January 26, 2017

Cortez Masto Co-Sponsors Bipartisan Legislation to Clear Criminal Records for Human Trafficking Victims

Bill Would Provide Relief to Victims of Sex Trafficking, Labor Trafficking, and Other Forms of Human Trafficking

Washington, DC – U.S. Senator Catherine Cortez Masto (D-Nev.) is co-sponsoring the Trafficking Survivors Relief Act, bipartisan legislation that would help human trafficking victims by clearing any federal convictions for nonviolent crimes from criminal records. The legislation, led by U.S. Sens. Rob Portman (R-Ohio) and Kirsten Gillibrand (D-N.Y.), would increase support for victims of human trafficking by clearing victims’ records of any nonviolent crimes they committed as the result of being trafficked. Human trafficking crimes involve either the use of force, fraud, or coercion to exploit a person or minor to commit crimes or partake in illegal labor or commercial sex. As a result of being trafficked, victims are commonly charged with crimes such as conspiracy, money laundering, drug trafficking, and related offenses that then follow them for the rest of their lives. These charges make it difficult for human trafficking victims to find jobs and housing, leaving them vulnerable to being exploited and trafficked again.

“It is unacceptable that current policies allow human trafficking victims to be punished for actions they were forced to carry out while subjected to modern day slavery,” said Cortez Masto. “This commonsense legislation will help ensure victims are put on the path to becoming survivors without facing unnecessary consequences for actions they were forced to commit. I was proud to champion legislation in Nevada that cracked down on sex trafficking in our state, and will continue fighting on a federal level to eradicate this modern day slavery. Human trafficking is a heinous problem that is not restricted by state or country borders, and we must do everything possible to put an end to these crimes.”

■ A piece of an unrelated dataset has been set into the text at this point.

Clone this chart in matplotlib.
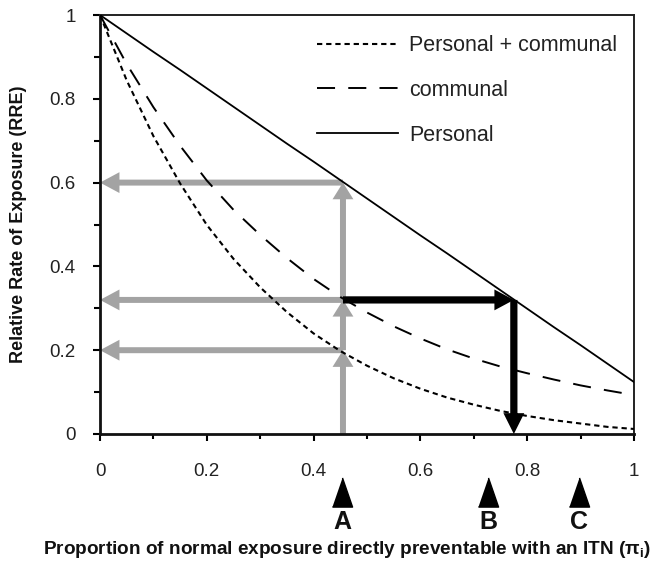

The Trafficking Survivors Relief Act would clear from criminal records any federal convictions for nonviolent crimes committed as a result of being trafficked. It would require victims to provide supporting documentation in order to get their non-violent criminal records vacated. These documents can include the following:

  • Certified criminal or immigration court proceedings or law enforcement records demonstrating that the individual was a victim of trafficking at the time they were charged with the trafficking-related offense(s);
  • Testimony or sworn statement from a trained professional staff member of a victim services organization, an attorney, member of the clergy, a health care professional, a therapist, or other professional from whom the person has sought assistance in addressing the trauma associated with being a victim of trafficking; or
  • An affidavit or sworn testimony of the movant indicating that they were a victim of human trafficking at the time of their arrest and that they engaged in or were otherwise accused of engaging in criminal activities as a direct result of being a victim of human trafficking.